### Problem to solve
Extract each line where the string "code" shows up.

### Extracted information
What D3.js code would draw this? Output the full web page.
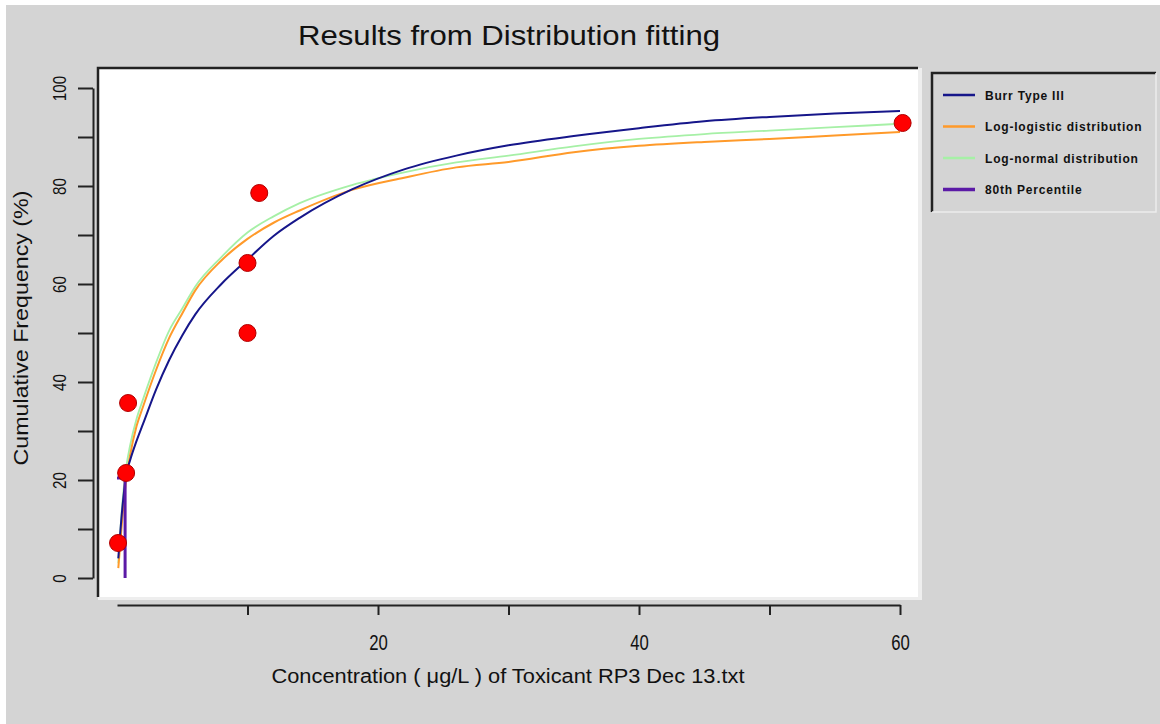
<!DOCTYPE html>
<html>
<head>
<meta charset="utf-8">
<script src="https://cdn.jsdelivr.net/npm/d3@7"></script>
<style>
  body { margin: 0; background: #ffffff; }
  svg text { font-family: "Liberation Sans", Arial, sans-serif; fill: #111; }
</style>
</head>
<body>
<div id="chart-area"></div>
<script>

// Observed data points
var obsConc = [0.08, 0.7, 0.85, 10, 10, 10.9, 60.2];
var obsFreq = [7.14, 21.43, 35.71, 50, 64.29, 78.57, 92.86];

// Fitted curves at these concentrations
var curveConc = [0.1, 0.4, 0.7, 1, 1.5, 2, 3, 4, 5, 6, 8, 10, 12, 14, 18, 22, 26, 30, 35, 40, 45, 50, 55, 60];
var burrFreq = [4, 14, 21, 24, 28, 31.5, 38.5, 44.5, 49.5, 53.8, 60, 65, 69.8, 73.5, 79.3, 83.4, 86.2, 88.3, 90.2, 91.8, 93.2, 94.1, 94.8, 95.3];
var logLogisticFreq = [2, 12, 20, 25, 31, 35, 42.5, 49, 54, 58.7, 64.8, 69.2, 72.5, 75, 79.2, 81.7, 83.8, 84.9, 86.9, 88.2, 89, 89.6, 90.3, 91];
var logNormalFreq = [3, 15, 22.5, 27, 32.5, 36.5, 44, 50.5, 55, 59.5, 65.5, 70.5, 73.8, 76.5, 80.2, 82.8, 84.8, 86.2, 88.1, 89.6, 90.6, 91.3, 92, 92.7];

// 80th percentile marker
var pctConc = [0, 0.62, 0.62];
var pctFreq = [20.4, 20.4, 0];

var seriesNames = ["Burr Type III", "Log-logistic distribution", "Log-normal distribution", "80th Percentile"];
var seriesColors = ["#16168a", "#ff9a2a", "#a6f0a6", "#5b1aa6"];

var xTicks = [10, 20, 30, 40, 50, 60];
var yTicks = [0, 10, 20, 30, 40, 50, 60, 70, 80, 90, 100];

var W = 1160, H = 724;

var svg = d3.select("#chart-area").append("svg")
    .attr("width", W)
    .attr("height", H);

// background
svg.append("rect").attr("x", 6).attr("y", 5).attr("width", W - 6).attr("height", H - 5)
    .attr("fill", "#d4d4d4");

// plot panel
var panel = {x0: 98, y0: 68, x1: 918, y1: 597};
svg.append("rect").attr("x", panel.x0).attr("y", panel.y0)
    .attr("width", panel.x1 - panel.x0 + 4).attr("height", panel.y1 - panel.y0 + 3)
    .attr("fill", "#eeeeee");
svg.append("rect").attr("x", panel.x0).attr("y", panel.y0)
    .attr("width", panel.x1 - panel.x0).attr("height", panel.y1 - panel.y0)
    .attr("fill", "#ffffff");
svg.append("path")
    .attr("d", `M${panel.x0},${panel.y1} V${panel.y0} H${panel.x1}`)
    .attr("fill", "none").attr("stroke", "#222").attr("stroke-width", 2.5);

// Scales
var x = d3.scaleLinear().domain([0, 60]).range([117, 900]);
var y = d3.scaleLinear().domain([0, 100]).range([578, 88]);

// Axes
var xAxis = d3.axisBottom(x)
    .tickValues(xTicks)
    .tickSize(10)
    .tickSizeOuter(0)
    .tickFormat(d => d % 20 === 0 ? d : "");

var yAxis = d3.axisLeft(y)
    .tickValues(yTicks)
    .tickSize(15)
    .tickSizeOuter(0)
    .tickFormat(d => d % 20 === 0 ? d : "");

var gx = svg.append("g")
    .attr("class", "x-axis")
    .attr("transform", "translate(0,605)")
    .call(xAxis);
gx.selectAll("path, line").attr("stroke", "#222").attr("stroke-width", 2);
gx.selectAll("text")
    .attr("y", 29)
    .attr("dy", "0.71em")
    .attr("transform", "scale(0.76,1)")
    .attr("font-size", 22)
    .attr("fill", "#111");

var gy = svg.append("g")
    .attr("class", "y-axis")
    .attr("transform", "translate(93,0)")
    .call(yAxis);
gy.selectAll("path, line").attr("stroke", "#222").attr("stroke-width", 2);
gy.selectAll("text")
    .attr("transform", "rotate(-90) scale(0.8,1)")
    .attr("x", 0)
    .attr("y", -27)
    .attr("dy", 0)
    .attr("text-anchor", "middle")
    .attr("font-size", 19)
    .attr("fill", "#111");
svg.selectAll(".domain").attr("fill", "none");

// Curves
var line = d3.line()
    .x(d => x(d[0]))
    .y(d => y(d[1]))
    .curve(d3.curveMonotoneX);

var curves = [
    {vals: burrFreq, color: seriesColors[0], w: 2},
    {vals: logLogisticFreq, color: seriesColors[1], w: 2},
    {vals: logNormalFreq, color: seriesColors[2], w: 1.8}
];

// draw order: green, orange, blue on top
[2, 1, 0].forEach(function(i) {
    var c = curves[i];
    svg.append("path")
        .datum(curveConc.map((v, j) => [v, c.vals[j]]))
        .attr("d", line)
        .attr("fill", "none")
        .attr("stroke", c.color)
        .attr("stroke-width", c.w);
});

svg.append("path")
    .datum(pctConc.map((v, j) => [v, pctFreq[j]]))
    .attr("d", d3.line().x(d => x(d[0])).y(d => y(d[1])))
    .attr("fill", "none")
    .attr("stroke", seriesColors[3])
    .attr("stroke-width", 3);

// Points
svg.selectAll(".pt")
    .data(obsConc.map((v, j) => [v, obsFreq[j]]))
    .join("circle")
    .attr("class", "pt")
    .attr("cx", d => x(d[0]))
    .attr("cy", d => y(d[1]))
    .attr("r", 8.5)
    .attr("fill", "#ff0000")
    .attr("stroke", "#b00000")
    .attr("stroke-width", 1);

// Titles
svg.append("text")
    .attr("x", 509).attr("y", 45)
    .attr("text-anchor", "middle")
    .attr("font-size", 28)
    .attr("textLength", 422)
    .attr("lengthAdjust", "spacingAndGlyphs")
    .text("Results from Distribution fitting");

svg.append("text")
    .attr("x", 508).attr("y", 683)
    .attr("text-anchor", "middle")
    .attr("font-size", 20)
    .attr("textLength", 473)
    .attr("lengthAdjust", "spacingAndGlyphs")
    .text("Concentration ( μg/L ) of Toxicant RP3 Dec 13.txt");

svg.append("text")
    .attr("transform", "translate(28,328) rotate(-90)")
    .attr("text-anchor", "middle")
    .attr("font-size", 20)
    .attr("textLength", 275)
    .attr("lengthAdjust", "spacingAndGlyphs")
    .text("Cumulative Frequency (%)");

// Legend
var lg = svg.append("g").attr("transform", "translate(932,73)");
lg.append("path")
    .attr("d", "M0,139 V0 H224")
    .attr("fill", "none").attr("stroke", "#222").attr("stroke-width", 2.5);
lg.append("path")
    .attr("d", "M224,0 V139 H0")
    .attr("fill", "none").attr("stroke", "#ececec").attr("stroke-width", 1.5);

var items = lg.selectAll(".item")
    .data(seriesNames)
    .join("g")
    .attr("class", "item")
    .attr("transform", (d, i) => `translate(0,${22 + i * 31.5})`);
items.append("line")
    .attr("x1", 11).attr("x2", 43)
    .attr("stroke", (d, i) => seriesColors[i])
    .attr("stroke-width", (d, i) => i === 3 ? 3.5 : 2.5);
items.append("text")
    .attr("x", 53).attr("y", 4.5)
    .attr("font-size", 12)
    .attr("font-weight", "bold")
    .attr("letter-spacing", 0.8)
    .text(d => d);

</script>
</body>
</html>
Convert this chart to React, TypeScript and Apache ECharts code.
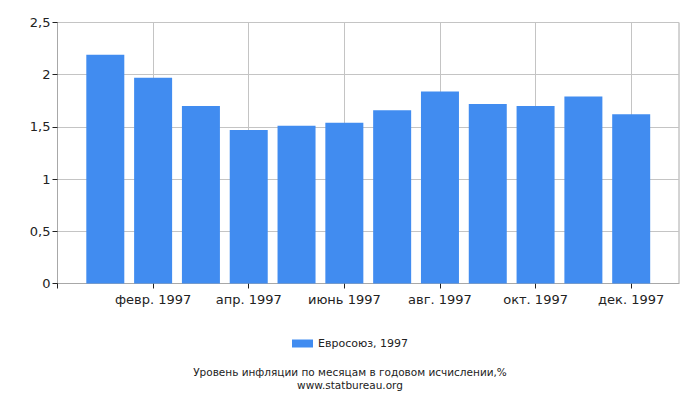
import React, { useEffect, useRef } from 'react';
import * as echarts from 'echarts';

// month index: 1 = Jan 1997 ... 12 = Dec 1997
const months = [1, 2, 3, 4, 5, 6, 7, 8, 9, 10, 11, 12];
const inflation = [2.19, 1.97, 1.7, 1.47, 1.51, 1.54, 1.66, 1.84, 1.72, 1.7, 1.79, 1.62];
const monthLabels: Record<number, string> = {
  2: 'февр. 1997',
  4: 'апр. 1997',
  6: 'июнь 1997',
  8: 'авг. 1997',
  10: 'окт. 1997',
  12: 'дек. 1997'
};
const tickValues = [0, 2, 4, 6, 8, 10, 12];
const seriesName = 'Евросоюз, 1997';
const chartTitle = 'Уровень инфляции по месяцам в годовом исчислении,%';
const siteName = 'www.statbureau.org';

const FONT = '"DejaVu Sans", sans-serif';

const App: React.FC = () => {
  const chartRef = useRef<HTMLDivElement>(null);

  useEffect(() => {
    if (!chartRef.current) return;
    const myChart = echarts.init(chartRef.current, null, { renderer: 'svg' });

    const option: any = {
      animation: false,
      textStyle: { fontFamily: FONT },
      grid: {
        left: 57.5,
        right: 21,
        top: 22.5,
        bottom: 116.5,
        show: true,
        borderColor: '#a8a8a8',
        borderWidth: 1,
        backgroundColor: 'transparent'
      },
      title: {
        text: chartTitle + '\n' + siteName,
        left: 'center',
        top: 361,
        textStyle: {
          fontFamily: FONT,
          fontSize: 10.5,
          fontWeight: 'normal',
          color: '#222',
          lineHeight: 12.5
        }
      },
      legend: {
        top: 333,
        left: 'center',
        itemWidth: 21,
        itemHeight: 8,
        icon: 'rect',
        textStyle: { fontFamily: FONT, fontSize: 11, color: '#222' },
        data: [seriesName]
      },
      xAxis: {
        type: 'value',
        min: 0,
        max: 13,
        interval: 2,
        axisLine: { show: true, lineStyle: { color: '#a8a8a8' } },
        axisTick: {
          show: true,
          length: 5,
          lineStyle: { color: '#222' },
          customValues: tickValues
        },
        axisLabel: {
          fontFamily: FONT,
          fontSize: 13,
          color: '#222',
          margin: 9,
          customValues: tickValues.filter((v) => monthLabels[v]),
          formatter: (v: number) => monthLabels[v] || ''
        },
        splitLine: { show: true, lineStyle: { color: '#c4c4c4' } }
      },
      yAxis: {
        type: 'value',
        min: 0,
        max: 2.5,
        interval: 0.5,
        axisLine: { show: true, lineStyle: { color: '#a8a8a8' } },
        axisTick: { show: true, length: 5, lineStyle: { color: '#222' } },
        axisLabel: {
          fontFamily: FONT,
          fontSize: 13,
          color: '#222',
          margin: 7,
          formatter: (v: number) => String(v).replace('.', ',')
        },
        splitLine: { show: true, lineStyle: { color: '#c4c4c4' } }
      },
      series: [
        {
          name: seriesName,
          type: 'bar',
          barWidth: 38,
          itemStyle: { color: '#418cf0' },
          data: months.map((m, i) => [m, inflation[i]])
        }
      ]
    };

    myChart.setOption(option);

    return () => {
      myChart.dispose();
    };
  }, []);

  return <div ref={chartRef} style={{ width: '700px', height: '400px', margin: '-8px' }} />;
};

export default App;
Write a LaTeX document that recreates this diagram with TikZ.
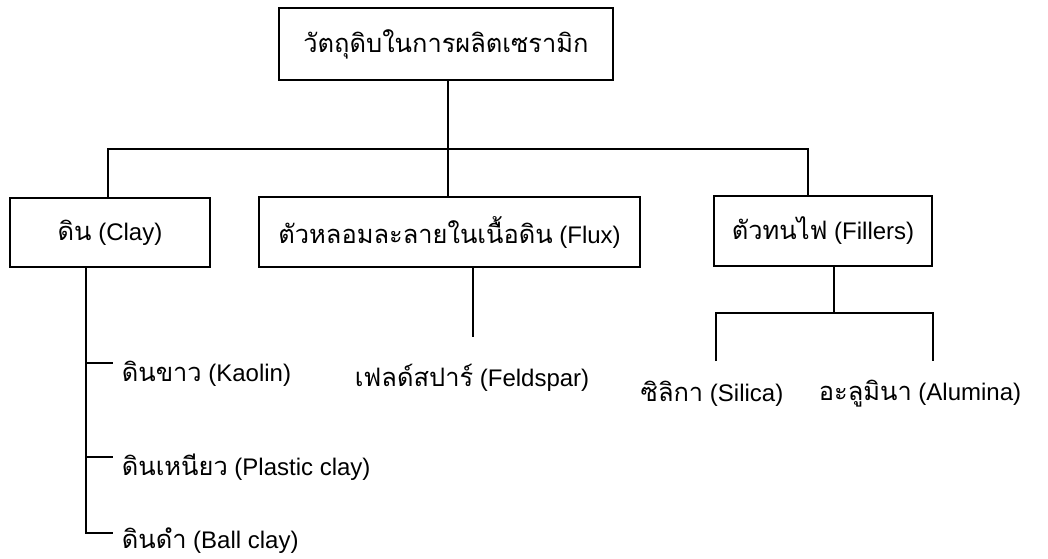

### Answer for this exercise
What D3.js code would draw this? Output the full web page.
Convert this chart to React, TypeScript and Apache ECharts code.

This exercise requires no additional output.